▸ **THE REQUEST**: Transcribe the full listing exactly, and drop every picture.

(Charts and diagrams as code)
☆ ☆ ☆ ☆ ☆ ☆ ☆

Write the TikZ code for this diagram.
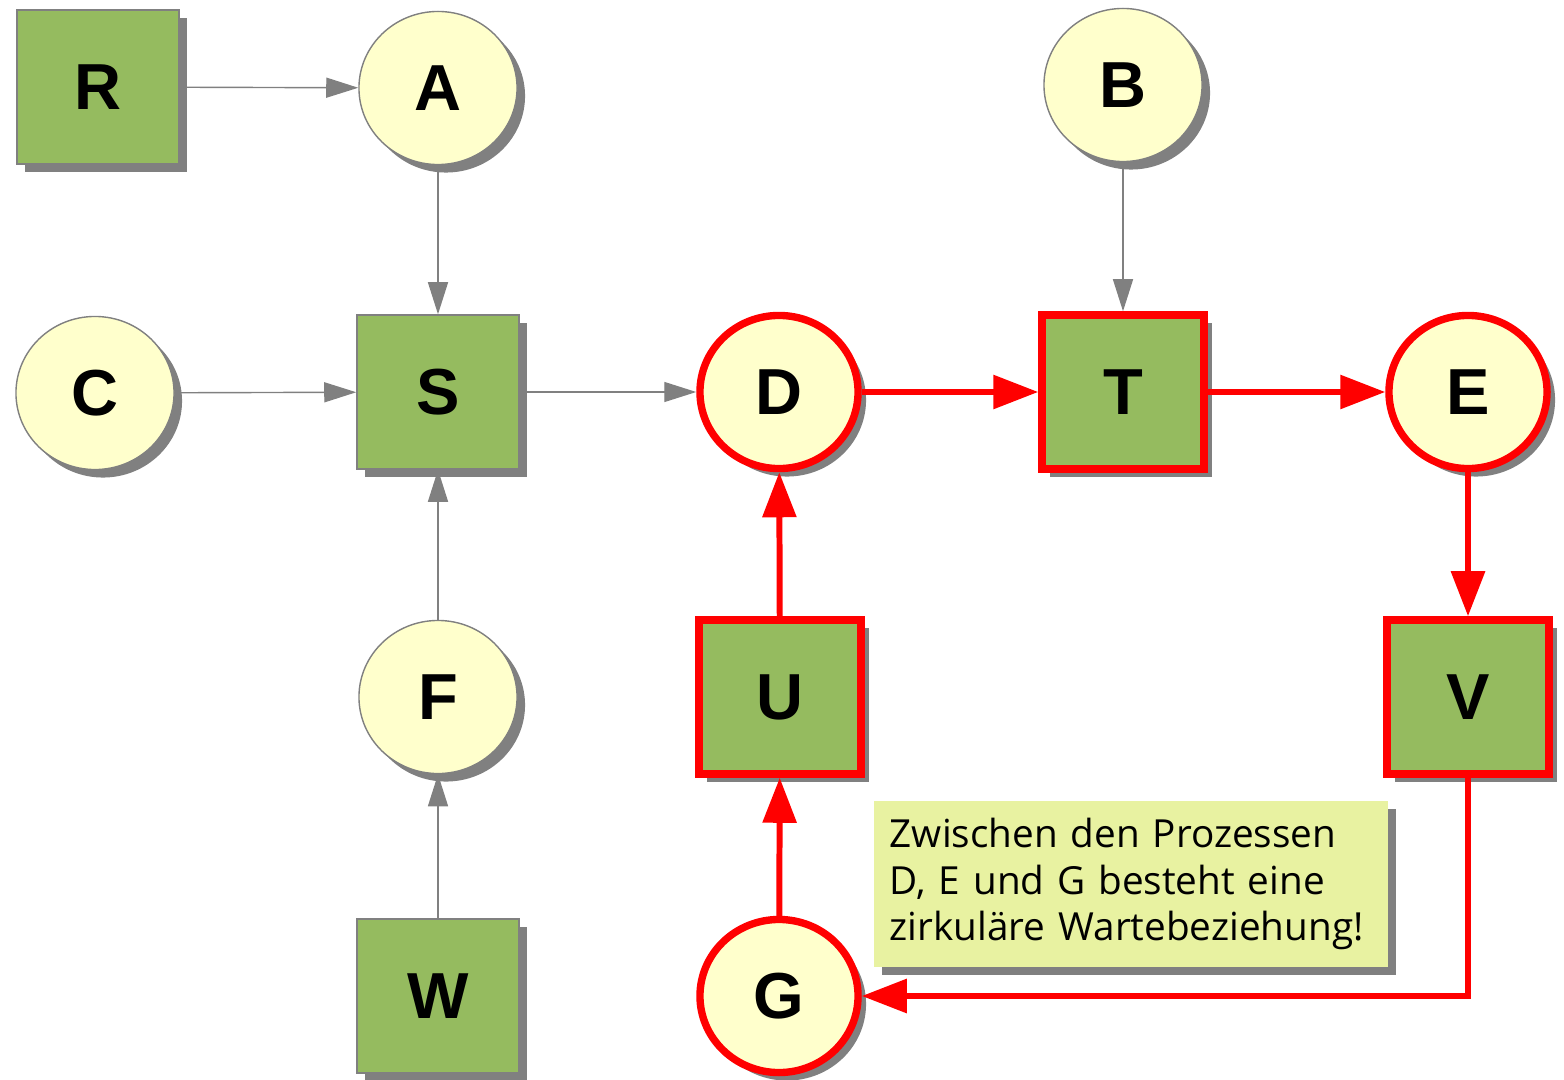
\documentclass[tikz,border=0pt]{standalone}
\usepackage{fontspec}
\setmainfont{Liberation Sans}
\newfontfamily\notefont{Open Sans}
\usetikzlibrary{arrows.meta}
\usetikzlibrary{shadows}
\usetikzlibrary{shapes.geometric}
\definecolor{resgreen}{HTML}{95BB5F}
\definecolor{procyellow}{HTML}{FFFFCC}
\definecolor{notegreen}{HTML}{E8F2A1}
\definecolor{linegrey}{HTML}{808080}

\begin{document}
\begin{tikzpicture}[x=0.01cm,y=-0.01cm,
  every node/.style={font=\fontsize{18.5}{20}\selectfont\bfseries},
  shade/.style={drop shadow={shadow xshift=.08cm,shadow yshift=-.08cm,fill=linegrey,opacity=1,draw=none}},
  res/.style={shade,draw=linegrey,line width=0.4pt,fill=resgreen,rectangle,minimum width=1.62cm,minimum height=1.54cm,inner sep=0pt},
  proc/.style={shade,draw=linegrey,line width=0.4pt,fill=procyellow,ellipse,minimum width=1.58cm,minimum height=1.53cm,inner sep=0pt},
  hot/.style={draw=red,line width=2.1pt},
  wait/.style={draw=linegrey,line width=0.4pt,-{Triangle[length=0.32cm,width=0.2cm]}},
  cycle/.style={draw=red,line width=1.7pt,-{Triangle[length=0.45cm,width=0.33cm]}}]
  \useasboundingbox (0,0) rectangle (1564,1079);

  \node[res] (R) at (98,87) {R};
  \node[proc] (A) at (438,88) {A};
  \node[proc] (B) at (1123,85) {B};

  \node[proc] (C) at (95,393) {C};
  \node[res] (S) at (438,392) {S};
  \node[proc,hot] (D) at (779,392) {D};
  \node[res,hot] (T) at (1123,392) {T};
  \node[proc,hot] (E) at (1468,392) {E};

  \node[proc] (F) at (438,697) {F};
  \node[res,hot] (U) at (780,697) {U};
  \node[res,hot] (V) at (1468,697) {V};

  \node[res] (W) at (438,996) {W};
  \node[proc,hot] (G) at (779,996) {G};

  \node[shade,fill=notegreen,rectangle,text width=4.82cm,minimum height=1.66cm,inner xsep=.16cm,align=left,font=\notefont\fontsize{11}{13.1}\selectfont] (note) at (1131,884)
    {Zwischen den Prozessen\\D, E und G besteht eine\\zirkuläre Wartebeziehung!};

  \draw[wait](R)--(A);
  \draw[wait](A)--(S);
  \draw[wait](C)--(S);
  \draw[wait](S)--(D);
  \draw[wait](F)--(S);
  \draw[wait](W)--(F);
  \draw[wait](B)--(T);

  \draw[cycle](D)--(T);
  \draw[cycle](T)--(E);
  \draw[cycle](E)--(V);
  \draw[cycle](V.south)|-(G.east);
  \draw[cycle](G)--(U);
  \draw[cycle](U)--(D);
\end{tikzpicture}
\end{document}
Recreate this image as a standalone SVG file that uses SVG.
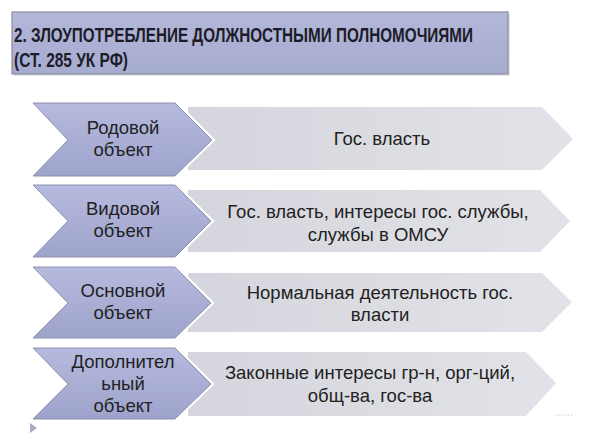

☆ ☆ ☆ ☆ ☆ ☆ ☆

▸ **SOLUTION TO THIS EXERCISE**:
Write the TikZ code for this diagram.
\documentclass[tikz,border=0pt]{standalone}
\usepackage{fontspec}
\setmainfont{Liberation Sans}
\newfontfamily\notefont{Open Sans}
\usetikzlibrary{arrows.meta}
\usetikzlibrary{shadows}
\usetikzlibrary{shapes.geometric}
\definecolor{resgreen}{HTML}{95BB5F}
\definecolor{procyellow}{HTML}{FFFFCC}
\definecolor{notegreen}{HTML}{E8F2A1}
\definecolor{linegrey}{HTML}{808080}

\begin{document}
\begin{tikzpicture}[x=0.01cm,y=-0.01cm,
  every node/.style={font=\fontsize{18.5}{20}\selectfont\bfseries},
  shade/.style={drop shadow={shadow xshift=.08cm,shadow yshift=-.08cm,fill=linegrey,opacity=1,draw=none}},
  res/.style={shade,draw=linegrey,line width=0.4pt,fill=resgreen,rectangle,minimum width=1.62cm,minimum height=1.54cm,inner sep=0pt},
  proc/.style={shade,draw=linegrey,line width=0.4pt,fill=procyellow,ellipse,minimum width=1.58cm,minimum height=1.53cm,inner sep=0pt},
  hot/.style={draw=red,line width=2.1pt},
  wait/.style={draw=linegrey,line width=0.4pt,-{Triangle[length=0.32cm,width=0.2cm]}},
  cycle/.style={draw=red,line width=1.7pt,-{Triangle[length=0.45cm,width=0.33cm]}}]
  \useasboundingbox (0,0) rectangle (1564,1079);

  \node[res] (R) at (98,87) {R};
  \node[proc] (A) at (438,88) {A};
  \node[proc] (B) at (1123,85) {B};

  \node[proc] (C) at (95,393) {C};
  \node[res] (S) at (438,392) {S};
  \node[proc,hot] (D) at (779,392) {D};
  \node[res,hot] (T) at (1123,392) {T};
  \node[proc,hot] (E) at (1468,392) {E};

  \node[proc] (F) at (438,697) {F};
  \node[res,hot] (U) at (780,697) {U};
  \node[res,hot] (V) at (1468,697) {V};

  \node[res] (W) at (438,996) {W};
  \node[proc,hot] (G) at (779,996) {G};

  \node[shade,fill=notegreen,rectangle,text width=4.82cm,minimum height=1.66cm,inner xsep=.16cm,align=left,font=\notefont\fontsize{11}{13.1}\selectfont] (note) at (1131,884)
    {Zwischen den Prozessen\\D, E und G besteht eine\\zirkuläre Wartebeziehung!};

  \draw[wait](R)--(A);
  \draw[wait](A)--(S);
  \draw[wait](C)--(S);
  \draw[wait](S)--(D);
  \draw[wait](F)--(S);
  \draw[wait](W)--(F);
  \draw[wait](B)--(T);

  \draw[cycle](D)--(T);
  \draw[cycle](T)--(E);
  \draw[cycle](E)--(V);
  \draw[cycle](V.south)|-(G.east);
  \draw[cycle](G)--(U);
  \draw[cycle](U)--(D);
\end{tikzpicture}
\end{document}
Recreate this image as a standalone SVG file that uses SVG.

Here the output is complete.